3rd was the least successful because it was near the dotcom bubble that also had the benefit of broadband internet. people actually had internet unbound by 14.4k baud, 2400 baud, and due to some lazy telephone companies, still 300 baud in the late 90s!
4th was just lucky to exist.
Scott Rouse, Senior D&D Marketing wrote:We have spent multiple 7 digits on 4th edition, why would we want to support anything other than it?
so where does 1e, OD&D, and BD&D fit in when you actually consider all those things?
you cant do straight numebs unless you are WotC trying to use the "20 million players" [in D&D's lifetime] as the current number of people playing the current edition, and falsifying the data?
sorry, Frank; you dont get to have your cake and eat it too.
i can come up with as many crazy ways that cannot in any way shape or form back up ANY TSR editions being more successful than ANY WotC edition all day long. we could double-talk ourselves to death, but it will prove nothing.
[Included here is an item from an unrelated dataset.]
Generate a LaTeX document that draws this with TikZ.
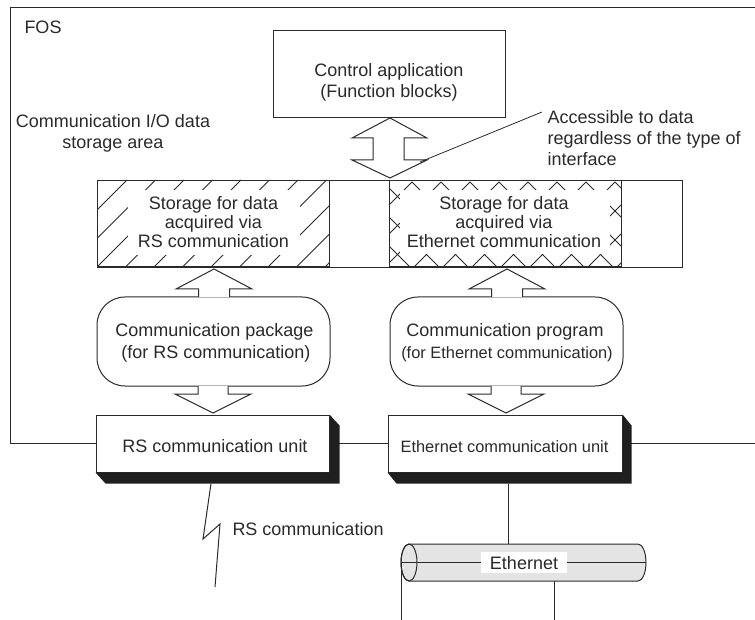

you cannot compare straight sales like a movie adjusted for inflation, because recent movies have had little impact from the internet unless you were a B-movie to begin with in which they claim pirating those movies make the movie earn more, because more people are talking about them and going to see them than the "blockbuster" designed ones. not to mention even the movies fail to acknowledge that the population has nearly doubled in what 20 years? so yeah more things sold because there are more people. you have bad data points at that state, and must compare relative populations to sales. you cant say
only 5000 copies of OD&D sold, so it was the worst evr, when it only MADE 5000 copies before it had to be replace or reprinted a few times.
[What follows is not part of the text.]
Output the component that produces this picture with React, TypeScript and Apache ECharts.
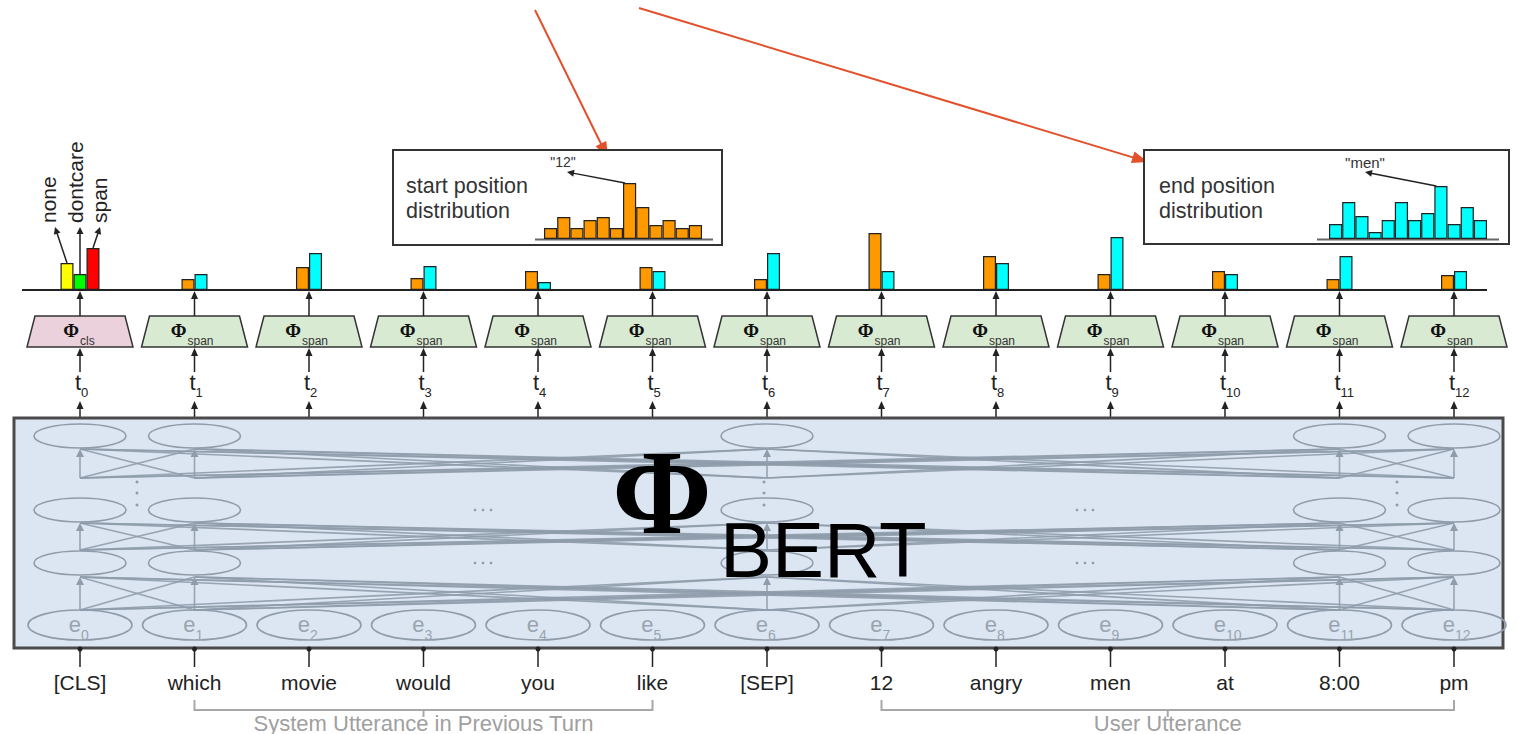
import React, { useEffect, useRef } from "react";
import * as echarts from "echarts";

// ---------------- data ----------------
const tokens = ["[CLS]", "which", "movie", "would", "you", "like", "[SEP]", "12", "angry", "men", "at", "8:00", "pm"];
const clsClasses = ["none", "dontcare", "span"];
const clsValues = [27, 16, 42];
const startProbs = [null, 11, 23, 12, 19, 23, 11, 57, 34, 16, 19, 11, 15];
const endProbs = [null, 16, 37, 24, 8, 19, 37, 19, 27, 53, 16, 34, 19];
const startDist = [11, 22, 11, 19, 22, 11, 56, 32, 14, 19, 11, 14];
const endDist = [15, 37, 23, 7, 19, 37, 19, 26, 53, 15, 32, 19];
const startPeakLabel = '"12"';
const endPeakLabel = '"men"';
const startBoxText = ["start position", "distribution"];
const endBoxText = ["end position", "distribution"];
const segments = [
  { label: "System Utterance in Previous Turn", from: 1, to: 5 },
  { label: "User Utterance", from: 7, to: 12 },
];
const shownColumns = [0, 1, 6, 11, 12];

// ---------------- layout / style ----------------
const W = 1519;
const H = 734;
const COL_LEFT = 22.75;
const COL_STEP = 114.5;
const cx = (i: number) => COL_LEFT + COL_STEP * (i + 0.5);
const BASE_Y = 290;
const BAR_AREA = 60;
const HIST_BASE = 239;
const HIST_W = 158;
const START_LEFT = 544;
const END_LEFT = 1329;
const SANS = "Liberation Sans, Arial, sans-serif";
const SERIF = "Liberation Serif, Times New Roman, serif";
const GRAY = "#8f9cab";
const RED = "#e2502c";

function arrow(x1: number, y1: number, x2: number, y2: number, color: string, width: number, len: number, half: number) {
  const dx = x2 - x1, dy = y2 - y1, L = Math.hypot(dx, dy);
  const ux = dx / L, uy = dy / L;
  const bx = x2 - ux * len, by = y2 - uy * len;
  return [
    { type: "line", silent: true, shape: { x1, y1, x2: bx + ux, y2: by + uy }, style: { stroke: color, lineWidth: width } },
    {
      type: "polygon",
      silent: true,
      shape: { points: [[x2, y2], [bx - uy * half, by + ux * half], [bx + uy * half, by - ux * half]] },
      style: { fill: color },
    },
  ];
}

function txt(text: string, x: number, y: number, size: number, o: any = {}) {
  const align = o.align || "center";
  return {
    type: "text",
    x,
    y,
    silent: true,
    rotation: o.rotation || 0,
    scaleX: o.scaleX || 1,
    style: {
      text,
      fontSize: size,
      fontFamily: o.family || SANS,
      fontWeight: o.weight || "normal",
      fill: o.color || "#222",
      align,
      textAlign: align,
      verticalAlign: "middle",
      textVerticalAlign: "middle",
    },
  };
}

function buildGraphics() {
  const g: any[] = [];
  // red pointer arrows at top
  g.push(...arrow(535, 10, 608, 158, RED, 2, 16, 6));
  g.push(...arrow(639, 8, 1148, 162, RED, 2, 16, 6));

  // distribution boxes
  g.push({ type: "rect", silent: true, shape: { x: 393, y: 150, width: 329, height: 95 }, style: { fill: "#fff", stroke: "#333", lineWidth: 2 } });
  g.push({ type: "rect", silent: true, shape: { x: 1144, y: 150, width: 365, height: 94 }, style: { fill: "#fff", stroke: "#333", lineWidth: 2 } });
  g.push(txt(startBoxText[0], 406, 186, 21.5, { align: "left", color: "#333" }));
  g.push(txt(startBoxText[1], 406, 211, 21.5, { align: "left", color: "#333" }));
  g.push(txt(endBoxText[0], 1159, 186, 21.5, { align: "left", color: "#333" }));
  g.push(txt(endBoxText[1], 1159, 211, 21.5, { align: "left", color: "#333" }));
  g.push({ type: "line", silent: true, shape: { x1: 535, y1: HIST_BASE + 0.5, x2: 713, y2: HIST_BASE + 0.5 }, style: { stroke: "#666", lineWidth: 2 } });
  g.push({ type: "line", silent: true, shape: { x1: 1317, y1: HIST_BASE + 0.5, x2: 1499, y2: HIST_BASE + 0.5 }, style: { stroke: "#666", lineWidth: 2 } });

  // peak pointers (derived from data)
  const bw = HIST_W / startDist.length;
  const sIdx = startDist.indexOf(Math.max(...startDist));
  const sx = START_LEFT + (sIdx + 0.15) * bw;
  const sy = HIST_BASE - startDist[sIdx] * (BAR_AREA / 60);
  g.push(...arrow(sx, sy, 567, 172, "#222", 1.5, 7, 3.5));
  g.push(txt(startPeakLabel, 563, 162, 14, { color: "#333" }));
  const eIdx = endDist.indexOf(Math.max(...endDist));
  const ex = END_LEFT + (eIdx + 0.15) * bw;
  const ey = HIST_BASE - endDist[eIdx] * (BAR_AREA / 60);
  g.push(...arrow(ex, ey, 1365, 172, "#222", 1.5, 7, 3.5));
  g.push(txt(endPeakLabel, 1365, 162, 15, { color: "#333" }));

  // main baseline
  g.push({ type: "line", silent: true, shape: { x1: 22, y1: BASE_Y, x2: 1487, y2: BASE_Y }, style: { stroke: "#222", lineWidth: 2 } });

  // CLS class labels + arrows
  const labelX = [48, 75, 99];
  const tipX = [55, 80, 100];
  clsClasses.forEach((c, k) => {
    const bx = cx(0) + (k - 1) * 13;
    const by = BASE_Y - clsValues[k];
    g.push(...arrow(bx, by, tipX[k], 227, "#222", 1.5, 7, 3.5));
    g.push(txt(c, labelX[k], 223, 21, { align: "left", rotation: Math.PI / 2, color: "#222" }));
  });

  // phi heads, arrows, t labels
  tokens.forEach((_, i) => {
    const x = cx(i);
    const isCls = i === 0;
    g.push({
      type: "polygon",
      silent: true,
      shape: { points: [[x - 45, 316], [x + 45, 316], [x + 53, 347], [x - 53, 347]] },
      style: { fill: isCls ? "#ead1dc" : "#d9ead3", stroke: "#333", lineWidth: 1.5 },
    });
    g.push(txt("Φ", isCls ? x - 9 : x - 16, 330, 19, { family: SERIF, weight: "bold", color: "#111" }));
    g.push(txt(isCls ? "cls" : "span", isCls ? x : x - 7, 341, 12, { align: "left", color: "#333" }));
    g.push(...arrow(x, 316, x, 291, "#222", 1.5, 8, 3.5));
    g.push(...arrow(x, 372, x, 348, "#222", 1.5, 8, 3.5));
    g.push(...arrow(x, 418, x, 401, "#222", 1.5, 8, 3.5));
    g.push(txt("t", x + 1, 382, 22, { align: "right", color: "#222" }));
    g.push(txt(String(i), x + 1, 392, 13, { align: "left", color: "#222" }));
  });

  // BERT box
  g.push({ type: "rect", silent: true, shape: { x: 14, y: 418, width: 1489, height: 230 }, style: { fill: "#dce6f2", stroke: "#4a4a4a", lineWidth: 3 } });

  // layer connections
  const layers = [
    { low: 610, high: 577 },
    { low: 550, high: 523 },
    { low: 478, high: 449 },
  ];
  layers.forEach((ly) => {
    shownColumns.forEach((a) => {
      shownColumns.forEach((b) => {
        g.push({
          type: "line",
          silent: true,
          shape: { x1: cx(a), y1: ly.low, x2: cx(b), y2: ly.high + (a === b ? 6 : 0) },
          style: { stroke: GRAY, lineWidth: 1.6, opacity: 0.9 },
        });
      });
    });
    shownColumns.forEach((b) => {
      g.push({ type: "polygon", silent: true, shape: { points: [[cx(b), ly.high], [cx(b) - 4, ly.high + 8], [cx(b) + 4, ly.high + 8]] }, style: { fill: GRAY } });
    });
  });

  // ellipses
  [436, 510, 563].forEach((y) => {
    shownColumns.forEach((c) => {
      g.push({ type: "ellipse", silent: true, shape: { cx: cx(c), cy: y, rx: 46, ry: 12 }, style: { fill: "none", stroke: GRAY, lineWidth: 1.6 } });
    });
  });
  tokens.forEach((_, i) => {
    g.push({ type: "ellipse", silent: true, shape: { cx: cx(i), cy: 625, rx: 52, ry: 15 }, style: { fill: "none", stroke: GRAY, lineWidth: 1.6 } });
    g.push(txt("e", cx(i) + 1, 624, 22, { align: "right", color: "#98a4b0" }));
    g.push(txt(String(i), cx(i) + 1, 635, 14, { align: "left", color: "#98a4b0" }));
  });

  // ellipsis dots
  [137, 764, 1397].forEach((x) => {
    [482, 493, 505].forEach((y) => g.push({ type: "circle", silent: true, shape: { cx: x, cy: y, r: 1.5 }, style: { fill: GRAY } }));
  });
  [510, 563].forEach((y) => {
    [483, 1085].forEach((x) => {
      [-8, 0, 8].forEach((d) => g.push({ type: "circle", silent: true, shape: { cx: x + d, cy: y, r: 1.3 }, style: { fill: GRAY } }));
    });
  });

  // Φ BERT title
  g.push(txt("Φ", 662, 492, 120, { family: SERIF, weight: "bold", color: "#000" }));
  g.push(txt("BERT", 720, 550, 78, { align: "left", color: "#000" }));

  // token ticks and labels
  tokens.forEach((t, i) => {
    const x = cx(i);
    g.push({ type: "line", silent: true, shape: { x1: x, y1: 649, x2: x, y2: 667 }, style: { stroke: "#222", lineWidth: 1.5 } });
    g.push({ type: "circle", silent: true, shape: { cx: x, cy: 649, r: 2.5 }, style: { fill: "#222" } });
    g.push(txt(t, x, 682, 21, { color: "#222" }));
  });

  // brackets
  segments.forEach((s) => {
    const x1 = cx(s.from), x2 = cx(s.to), mid = (x1 + x2) / 2;
    g.push({ type: "polyline", silent: true, shape: { points: [[x1, 700], [x1, 710], [x2, 710], [x2, 700]] }, style: { stroke: "#a8a8a8", lineWidth: 2, fill: "none" } });
    g.push({ type: "line", silent: true, shape: { x1: mid, y1: 710, x2: mid, y2: 717 }, style: { stroke: "#a8a8a8", lineWidth: 2 } });
    g.push(txt(s.label, mid, 723, 22, { color: "#a0a0a0" }));
  });
  return g;
}

function buildOption(): any {
  const histCats = startDist.map((_, i) => String(i + 1));
  const barStyle = (color: string) => ({ color, borderColor: "#222", borderWidth: 1.2 });
  const clsColors = ["#ffff00", "#00ff00", "#ff0000"];
  return {
    animation: false,
    backgroundColor: "#fff",
    grid: [
      { left: COL_LEFT, width: COL_STEP * tokens.length, top: BASE_Y - BAR_AREA, height: BAR_AREA },
      { left: START_LEFT, width: HIST_W, top: HIST_BASE - BAR_AREA, height: BAR_AREA },
      { left: END_LEFT, width: HIST_W, top: HIST_BASE - BAR_AREA, height: BAR_AREA },
    ],
    xAxis: [
      { type: "category", gridIndex: 0, data: tokens, show: false },
      { type: "category", gridIndex: 0, data: tokens, show: false },
      { type: "category", gridIndex: 1, data: histCats, show: false },
      { type: "category", gridIndex: 2, data: histCats, show: false },
    ],
    yAxis: [
      { type: "value", gridIndex: 0, min: 0, max: 60, show: false },
      { type: "value", gridIndex: 1, min: 0, max: 60, show: false },
      { type: "value", gridIndex: 2, min: 0, max: 60, show: false },
    ],
    series: [
      { name: "start", type: "bar", xAxisIndex: 0, yAxisIndex: 0, data: startProbs, barWidth: 13, barGap: "0%", itemStyle: barStyle("#ff9900"), silent: true },
      { name: "end", type: "bar", xAxisIndex: 0, yAxisIndex: 0, data: endProbs, barWidth: 13, barGap: "0%", itemStyle: barStyle("#00ffff"), silent: true },
      ...clsClasses.map((c, k) => ({
        name: c,
        type: "bar",
        xAxisIndex: 1,
        yAxisIndex: 0,
        data: tokens.map((_, i) => (i === 0 ? clsValues[k] : null)),
        barWidth: 13,
        barGap: "0%",
        itemStyle: barStyle(clsColors[k]),
        silent: true,
      })),
      { name: "start dist", type: "bar", xAxisIndex: 2, yAxisIndex: 1, data: startDist, barCategoryGap: "0%", itemStyle: barStyle("#ff9900"), silent: true },
      { name: "end dist", type: "bar", xAxisIndex: 3, yAxisIndex: 2, data: endDist, barCategoryGap: "0%", itemStyle: barStyle("#00ffff"), silent: true },
    ],
    graphic: { elements: buildGraphics() },
  };
}

export default function App() {
  const ref = useRef<HTMLDivElement>(null);
  useEffect(() => {
    const chart = echarts.init(ref.current as HTMLDivElement, null, { renderer: "svg" });
    chart.setOption(buildOption());
    return () => chart.dispose();
  }, []);
  return <div ref={ref} style={{ position: "fixed", left: 0, top: 0, width: W, height: H, background: "#fff" }} />;
}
you need to take those numbers of sales and see the percentage of the population made those sales. another flaw in comparing direct sales...nobody does this.
example:
AD&D sold more than half as many books as 3rd did. 3rd had twice the population to sell to than AD&D had.
thi would make it to where AD&D outsold 3rd because AD&D sold more based on population density (or something like that, the term isnt coming to me only density is).